Lu̍k-Kiáng Chan Uk (鹿頸陳屋)[phiên-siá | Kói ngièn-sṳ́-mâ]
As the name suggests, this village is mainly inhabited by the Chan (陳 Hakka tshin11 ) Clan. Though mainly inhabited by the Chan clan, there are other different surnames in the village such as Wong. It is a Hakka speaking village. Historically, the village was used for livestock farming and growing crops. Today, the village is mostly uninhabited. The ruins of the village school can be seen.
Luk Keng is well-known for its natural scenery and wildlife, which is a contrast to Hong Kong's modernised culture. Parts of Luk Keng are surrounded by tropical rainforests. Rare animals such as the Nannophya pygmaea and Black-faced Spoonbill have been sighted in Luk Keng, as well as monkeys. Waterfalls are present in Luk Keng.
In the 1950s and 1960s, many villagers left for the UK and other parts of the world. This was to an extent affected by the immigration policy of the UK at the time. There being little work to do in the village but plenty of money to be made elsewhere. The 1960s was also a time of riots and disruption in Hong Kong. Furthermore, many people feared the return of Hong Kong in 1997, so many people sent their children abroad, as they knew all about the Cultural Revolution and other happenings in the PRC just across the border.

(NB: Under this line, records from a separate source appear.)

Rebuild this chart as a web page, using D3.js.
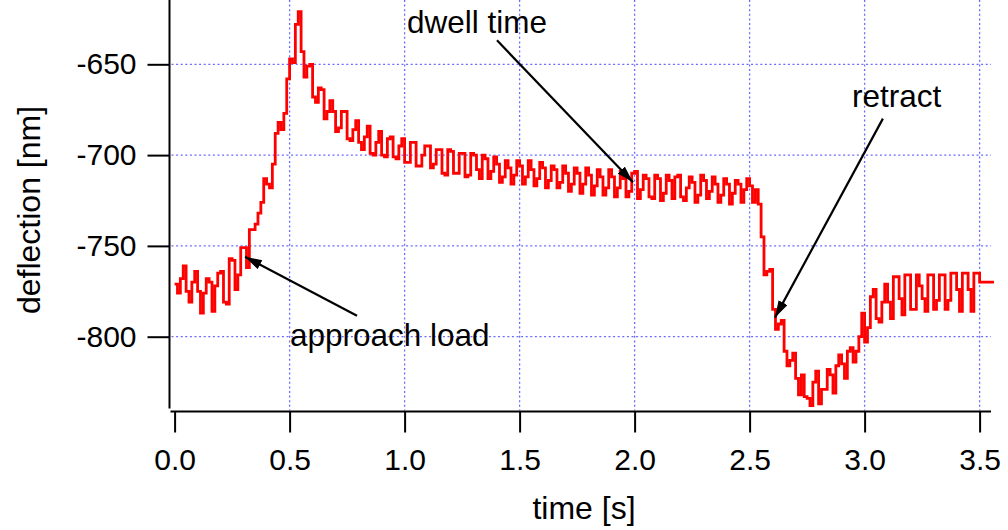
<!DOCTYPE html>
<html>
<head>
<meta charset="utf-8">
<script src="https://cdn.jsdelivr.net/npm/d3@7"></script>
<style>
  body { margin: 0; background: #fff; }
  svg { display: block; font-family: "Liberation Sans", Arial, sans-serif; }
  .axis text { font-size: 30px; fill: #000; }
  .axis line { stroke: #000; stroke-width: 2px; }
  .axis-line { stroke: #000; stroke-width: 2px; }
  .grid line { stroke: #6a6aff; stroke-width: 1.3px; stroke-dasharray: 2 2.6; }
  .axis-title { font-size: 32px; fill: #000; }
  .note { font-size: 31.5px; fill: #000; }
</style>
</head>
<body>
<svg id="chart"></svg>
<script>
// cantilever deflection trace, sampled every 12.5 ms
const sampleStep = 0.0125;
const deflection = [
  -771, -776, -768, -761, -775, -781, -770, -764, -775, -787,
  -776, -768, -770, -786, -772, -765, -764, -781, -782, -757,
  -758, -774, -766, -751, -751, -762, -741, -741, -738, -732,
  -726, -713, -716, -718, -705, -688, -682, -686, -677, -658,
  -647, -649, -628, -621, -643, -657, -651, -650, -668, -671,
  -663, -664, -680, -676, -670, -676, -687, -685, -676, -676,
  -691, -692, -686, -681, -693, -697, -690, -684, -699, -700,
  -693, -687, -700, -701, -691, -690, -701, -702, -695, -691,
  -704, -704, -693, -693, -706, -706, -700, -695, -695, -707,
  -705, -697, -697, -710, -711, -697, -698, -710, -710, -699,
  -699, -712, -711, -699, -700, -708, -713, -700, -702, -713,
  -709, -701, -705, -715, -712, -703, -707, -716, -711, -703,
  -706, -716, -712, -703, -708, -717, -713, -704, -707, -718,
  -714, -706, -708, -718, -715, -706, -710, -720, -716, -707,
  -710, -721, -716, -707, -711, -722, -717, -708, -712, -722,
  -718, -708, -712, -723, -718, -709, -713, -723, -720, -710,
  -709, -724, -719, -711, -713, -723, -724, -711, -713, -725,
  -721, -711, -714, -724, -712, -711, -723, -725, -718, -712,
  -715, -726, -722, -711, -714, -724, -720, -712, -716, -726,
  -722, -713, -716, -727, -721, -714, -716, -726, -719, -713,
  -717, -726, -719, -727, -745, -766, -764, -763, -785, -796,
  -793, -791, -808, -816, -813, -809, -823, -832, -821, -833,
  -834, -838, -825, -819, -837, -829, -829, -818, -821, -831,
  -816, -810, -815, -823, -808, -806, -814, -808, -800, -787,
  -803, -795, -778, -774, -790, -792, -781, -771, -781, -790,
  -767, -767, -779, -788, -766, -766, -785, -785, -766, -772,
  -779, -786, -766, -766, -785, -780, -766, -766, -785, -780,
  -765, -765, -774, -786, -765, -765, -774, -786, -765, -765,
  -770, -770, -770, -770, -770, -770
];

const xTicks = [0, 0.5, 1.0, 1.5, 2.0, 2.5, 3.0, 3.5];
const yTicks = [-800, -750, -700, -650];

// annotation texts and the point (time, deflection) each arrow points at
const noteLabels = ['approach load', 'dwell time', 'retract'];
const noteTime = [0.306, 1.993, 2.61];
const noteDeflection = [-756, -715, -789.5];

const width = 1008, height = 530;

const svg = d3.select('#chart')
    .attr('width', width)
    .attr('height', height);

svg.append('rect')
    .attr('width', width)
    .attr('height', height)
    .attr('fill', '#fff');

// scales
const xScale = d3.scaleLinear()
    .domain([0, 3.5])
    .range([174.6, 979.6]);

const yScale = d3.scaleLinear()
    .domain([-800, -650])
    .range([336.7, 64.3]);

const axisX = 169.5, axisY = 411.5;
const plotTop = 0, plotRight = 991;

// dotted grid
const grid = svg.append('g').attr('class', 'grid');
grid.selectAll('.vgrid')
    .data(xTicks.filter(d => d > 0))
  .join('line')
    .attr('class', 'vgrid')
    .attr('x1', d => xScale(d))
    .attr('x2', d => xScale(d))
    .attr('y1', plotTop)
    .attr('y2', axisY - 1);

grid.selectAll('.hgrid')
    .data(yTicks)
  .join('line')
    .attr('class', 'hgrid')
    .attr('x1', axisX + 2)
    .attr('x2', plotRight)
    .attr('y1', d => yScale(d))
    .attr('y2', d => yScale(d));

// the trace
const trace = d3.line()
    .x((d, i) => xScale(i * sampleStep))
    .y(d => yScale(d))
    .curve(d3.curveStepAfter);

svg.append('path')
    .datum(deflection)
    .attr('d', trace)
    .attr('fill', 'none')
    .attr('stroke', '#ff0000')
    .attr('stroke-width', 2.8)
    .attr('stroke-linejoin', 'miter');

// axes (plain hyphen for negatives, like the original)
const yAxis = d3.axisLeft(yScale)
    .tickValues(yTicks)
    .tickSize(22)
    .tickPadding(11)
    .tickFormat(d => String(d));

svg.append('g')
    .attr('class', 'axis y-axis')
    .attr('transform', `translate(${axisX},0)`)
    .call(yAxis)
    .call(g => g.select('.domain').remove());

const xAxis = d3.axisBottom(xScale)
    .tickValues(xTicks)
    .tickSize(21)
    .tickPadding(16)
    .tickFormat(d3.format('.1f'));

svg.append('g')
    .attr('class', 'axis x-axis')
    .attr('transform', `translate(0,${axisY})`)
    .call(xAxis)
    .call(g => g.select('.domain').remove());

svg.append('line')
    .attr('class', 'axis-line')
    .attr('x1', axisX).attr('x2', axisX)
    .attr('y1', plotTop).attr('y2', axisY - 3);

svg.append('line')
    .attr('class', 'axis-line')
    .attr('x1', axisX + 1).attr('x2', plotRight)
    .attr('y1', axisY).attr('y2', axisY);

// axis titles
svg.append('text')
    .attr('class', 'axis-title')
    .attr('x', 584)
    .attr('y', 519)
    .attr('text-anchor', 'middle')
    .text('time [s]');

svg.append('text')
    .attr('class', 'axis-title')
    .attr('transform', 'translate(40,210) rotate(-90)')
    .attr('text-anchor', 'middle')
    .text('deflection [nm]');

// arrows + labels
svg.append('defs').append('marker')
    .attr('id', 'head')
    .attr('markerUnits', 'userSpaceOnUse')
    .attr('markerWidth', 18)
    .attr('markerHeight', 12)
    .attr('refX', 17)
    .attr('refY', 5)
    .attr('orient', 'auto')
  .append('path')
    .attr('d', 'M0,0 L17,5 L0,10 Z')
    .attr('fill', '#000');

// tail offsets and text anchors in pixels, relative to the arrow tip
const noteLayout = [
  {tail: [112, 59], text: [45, 89]},
  {tail: [-136, -142], text: [-226, -149]},
  {tail: [108, -199], text: [77, -211]}
];

noteLabels.forEach((label, i) => {
  const tx = xScale(noteTime[i]), ty = yScale(noteDeflection[i]);
  const lay = noteLayout[i];
  svg.append('line')
      .attr('x1', tx + lay.tail[0])
      .attr('y1', ty + lay.tail[1])
      .attr('x2', tx)
      .attr('y2', ty)
      .attr('stroke', '#000')
      .attr('stroke-width', 2.2)
      .attr('marker-end', 'url(#head)');
  svg.append('text')
      .attr('class', 'note')
      .attr('x', tx + lay.text[0])
      .attr('y', ty + lay.text[1])
      .text(label);
});
</script>
</body>
</html>
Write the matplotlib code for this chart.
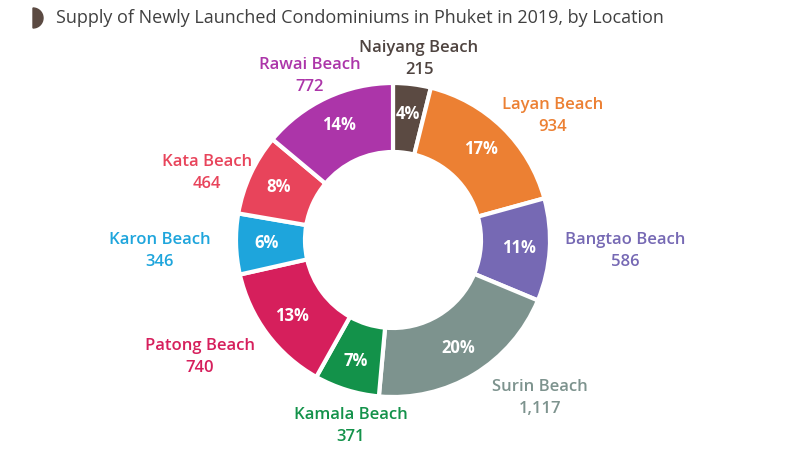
import matplotlib
matplotlib.use("Agg")
import matplotlib.pyplot as plt
from matplotlib.patches import Wedge
import numpy as np

# data
locations = ["Naiyang Beach", "Layan Beach", "Bangtao Beach", "Surin Beach", "Kamala Beach",
             "Patong Beach", "Karon Beach", "Kata Beach", "Rawai Beach"]
units = [215, 934, 586, 1117, 371, 740, 346, 464, 772]
colors = ["#5b4a42", "#ec8033", "#7669b4", "#7d938e", "#13924a",
          "#d61f5c", "#1ea5dc", "#e8445b", "#ac35a9"]
label_colors = ["#4f4440", "#ec8033", "#7669b4", "#7d938e", "#13924a",
                "#d61f5c", "#1ea5dc", "#e8445b", "#ac35a9"]
# label centres (pixels from left / top)
label_pos = [(419, 59), (553, 116), (625, 251), (540, 398), (351, 426),
             (200, 357), (160, 251), (207, 173), (310, 76)]

W, H = 800, 451
plt.rcParams['font.family'] = ['Open Sans', 'DejaVu Sans']

fig = plt.figure(figsize=(W / 100, H / 100), dpi=100)
ax = fig.add_axes([0, 0, 1, 1])

cx, cy = 393, H - 240
r_out, r_in = 157, 88
wedges, _ = ax.pie(units, colors=colors, startangle=90, counterclock=False,
                   center=(cx, cy), radius=r_out, frame=True,
                   wedgeprops=dict(width=r_out - r_in, edgecolor="white", linewidth=3))
ax.set_xlim(0, W)
ax.set_ylim(0, H)
ax.axis("off")

total = sum(units)
r_mid = (r_out + r_in) / 2 + 4
for w, v, name, lc, (lx, ly) in zip(wedges, units, locations, label_colors, label_pos):
    ang = np.deg2rad((w.theta1 + w.theta2) / 2)
    ax.text(cx + r_mid * np.cos(ang), cy + r_mid * np.sin(ang), f"{v / total * 100:.0f}%",
            ha="center", va="center", color="white", fontsize=12, fontweight="bold")
    ax.text(lx, H - ly, f"{name}\n{v:,}", ha="center", va="center", color=lc,
            fontsize=12, fontweight="semibold", linespacing=1.55)

# title + icon
ax.add_patch(Wedge((33, H - 18), 10, -90, 90, color="#5b4a42"))
fig.text(56 / W, 1 - 18 / H, "Supply of Newly Launched Condominiums in Phuket in 2019, by Location",
         ha="left", va="center", fontsize=13, color="#404040")

fig.savefig("out.png", dpi=100, facecolor="white")
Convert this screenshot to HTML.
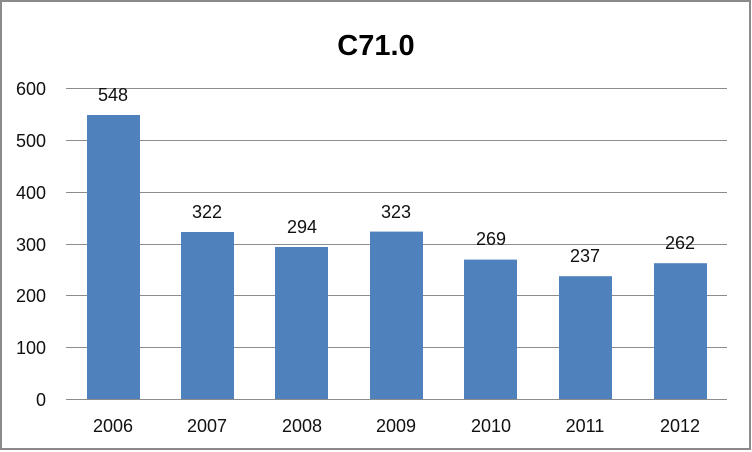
<!DOCTYPE html>
<html><head><meta charset="utf-8"><style>
html,body{margin:0;padding:0;background:#fff;}
svg{display:block;}
text{font-family:"Liberation Sans",sans-serif;}
</style></head><body>
<svg width="752" height="452" viewBox="0 0 752 452" xmlns="http://www.w3.org/2000/svg">
<rect x="1" y="1" width="749" height="448" fill="#fff" stroke="#8a8a8a" stroke-width="2"/>
<text x="376" y="55" text-anchor="middle" font-size="29" font-weight="bold" fill="#000">C71.0</text>
<g stroke="#8c8c8c" stroke-width="1">
<line x1="66" y1="88.5" x2="727" y2="88.5"/>
<line x1="66" y1="140.5" x2="727" y2="140.5"/>
<line x1="66" y1="192.5" x2="727" y2="192.5"/>
<line x1="66" y1="244.5" x2="727" y2="244.5"/>
<line x1="66" y1="295.5" x2="727" y2="295.5"/>
<line x1="66" y1="347.5" x2="727" y2="347.5"/>
<line x1="66" y1="399.5" x2="727" y2="399.5"/>
</g>
<g font-size="18" fill="#111" text-anchor="end">
<text x="46" y="95">600</text>
<text x="46" y="147">500</text>
<text x="46" y="199">400</text>
<text x="46" y="251">300</text>
<text x="46" y="302">200</text>
<text x="46" y="354">100</text>
<text x="46" y="406">0</text>
</g>
<g fill="#4f81bd">
<rect x="87" y="115" width="53" height="284"/>
<rect x="181" y="232" width="53" height="167"/>
<rect x="275" y="247" width="53" height="152"/>
<rect x="370" y="231.6" width="53" height="167.4"/>
<rect x="464" y="259.6" width="53" height="139.4"/>
<rect x="559" y="276.2" width="53" height="122.8"/>
<rect x="654" y="263.2" width="53" height="135.8"/>
</g>
<g font-size="18" fill="#111" text-anchor="middle">
<text x="113" y="101">548</text>
<text x="207" y="218">322</text>
<text x="302" y="233">294</text>
<text x="396" y="218">323</text>
<text x="491" y="245">269</text>
<text x="585" y="262">237</text>
<text x="680" y="249">262</text>
</g>
<g font-size="18" fill="#111" text-anchor="middle">
<text x="113" y="432">2006</text>
<text x="207" y="432">2007</text>
<text x="302" y="432">2008</text>
<text x="396" y="432">2009</text>
<text x="491" y="432">2010</text>
<text x="585" y="432">2011</text>
<text x="680" y="432">2012</text>
</g>
</svg>
</body></html>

So far, little development has taken place in Luk Keng, mainly because government had zoned the area mainly as agricultural and conservation. This is despite that most of the land is owned by the villagers. As a result, many villagers are very dissatisfied in that they are not allowed to develop and thus no houses can be built by which returning villagers can stay. Some other opinions are that government has chosen the villagers' land to be maintained as a green area for the rest of Hong Kong, yet the government is not buying the land. If the government wanted to keep it for environmental reasons then it should buy up the land from the villagers and use it as a public park.